Foreign investors are increasingly hesitant to invest in China’s commercial real estate market, with remaining investors focusing on niche strategies such as environmentally friendly developments.
From January to June 2024, cross-border deals into China’s commercial properties totaled $3.3 billion, a 13% decrease from the previous year, according to MSCI.
Japan led the Asia Pacific market despite a 35% decline in deals, reaching $3.7 billion. Singapore investors, less affected by geopolitical issues, remained the top overseas buyers in China’s commercial estates, with investments amounting to about 6.9 billion yuan ($1 billion) in the first half of 2024. U.S. investments were significantly lower at 600 million yuan.

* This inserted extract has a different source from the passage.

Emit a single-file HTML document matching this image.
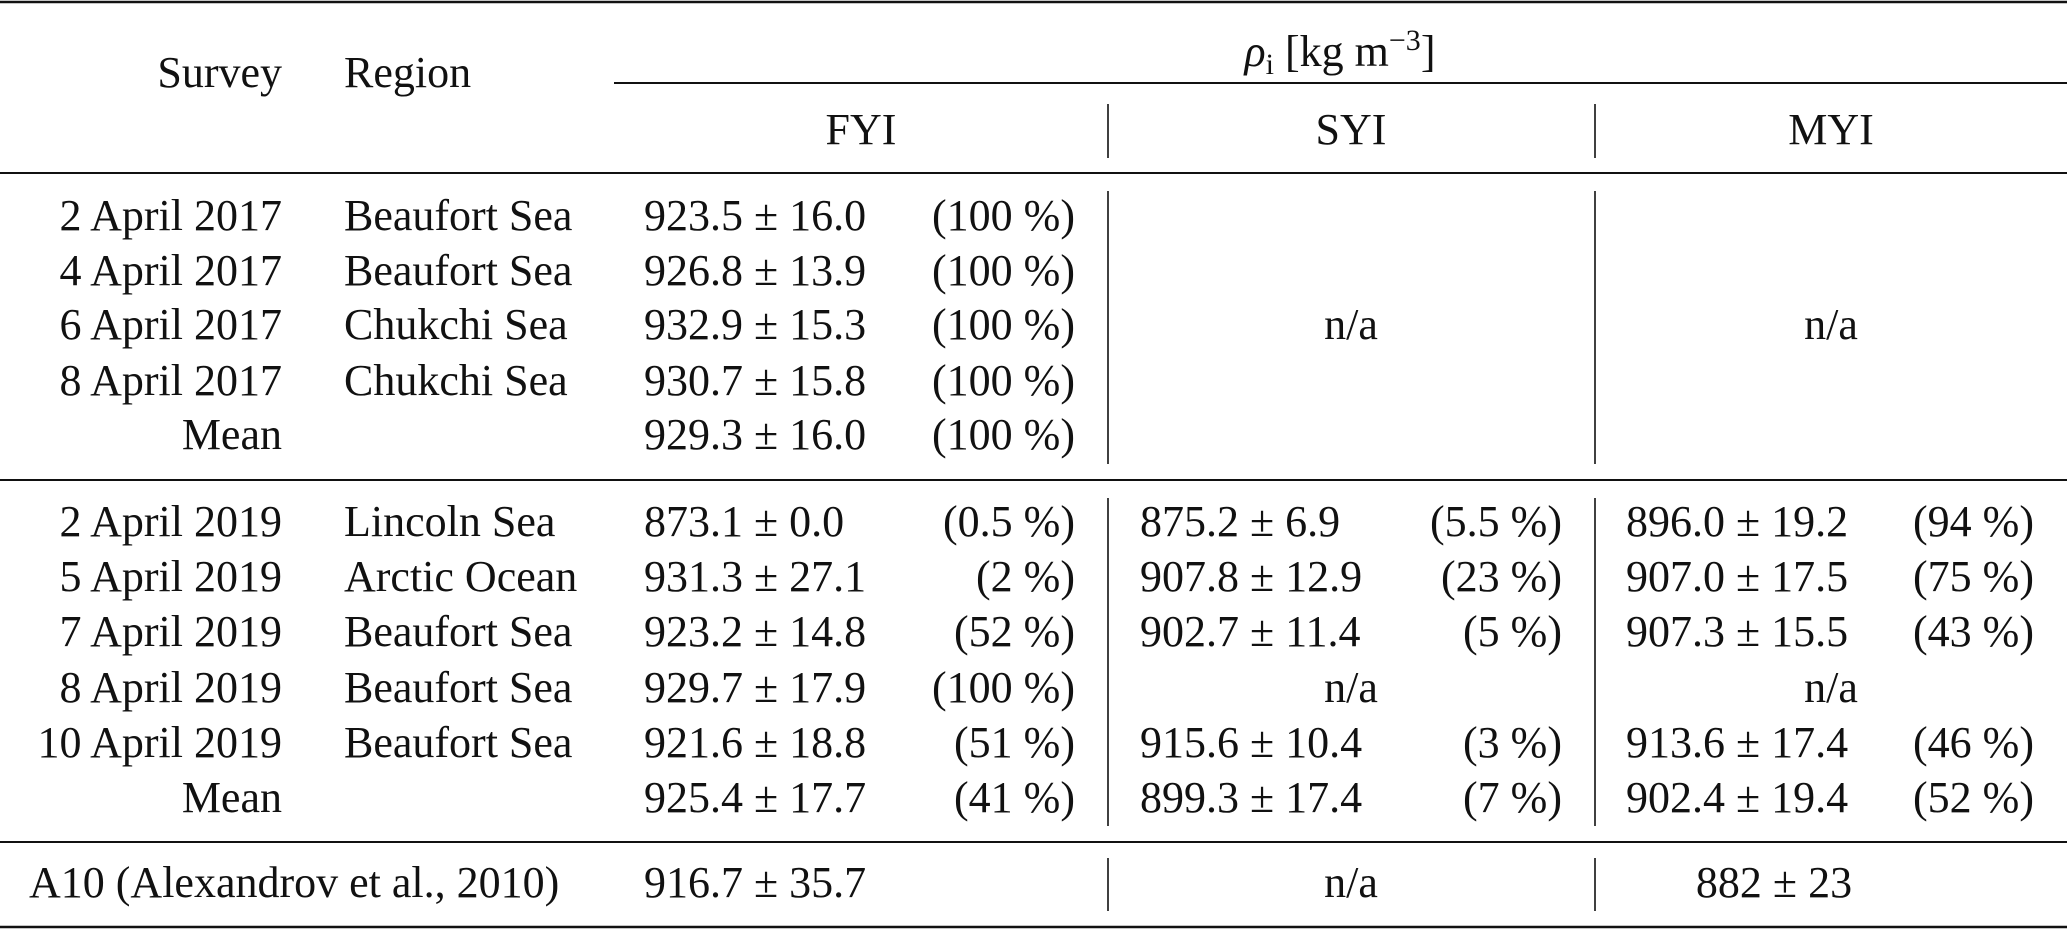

Singaporean capital saw an 80% increase in the first half of 2024 compared to the previous year, but this was still far below its peak in the second half of 2019. The Chinese property market has struggled since the government introduced policies in 2020 to curb developers’ borrowing. Major developers like Evergrande are now in liquidation, affecting investor confidence.
GIC, Singapore’s sovereign wealth fund, warned that China’s growth model, reliant on real estate, has reached its limit. Jeffrey Jaensubhakij, GIC’s Chief Investment Officer, stated that the perception of China’s long-term property investment potential has been significantly reduced.
Some investors are shifting their focus within China. Keppel Corp., backed by Temasek Holdings, has been reducing its portfolio in China. Keppel CEO Loh Chin Hua announced the sale of land worth about SG$3 billion ($2.2 billion) and other assets totaling SG$280 million, noting that opportunities in China are challenging compared to markets like Singapore and Vietnam. Keppel is now focusing on real estate services, such as renovating buildings for sustainability.
Despite the challenging conditions, some see opportunities. Principal Financial Group, which formed a joint venture with China Construction Bank, is acquiring logistics centers in China’s Yangtze River Delta and Pearl River Delta. Thomas Cheong, Asia president of Principal, highlighted the appeal of good quality assets and realistic seller expectations in the current market.
CapitaLand China Trust on July 30 reported net property income of 631.3 million yuan for the first six months, down 4.9% from a year ago, due to lower revenue from its logistics operation that saw lower occupancy and rental rates. The Singapore-listed REIT’s share price is down 26% so far this year, underperforming the 4.4% gain in the benchmark Straits Times Index.
Weak demand for offices is likely to persist in Beijing, and recovery there depends on the macroeconomic environment, the trust said in its quarterly report on July 30. While new supply in Japan is resulting in lower rental costs, the country’s consumption is likely to see a boost as real wages grow.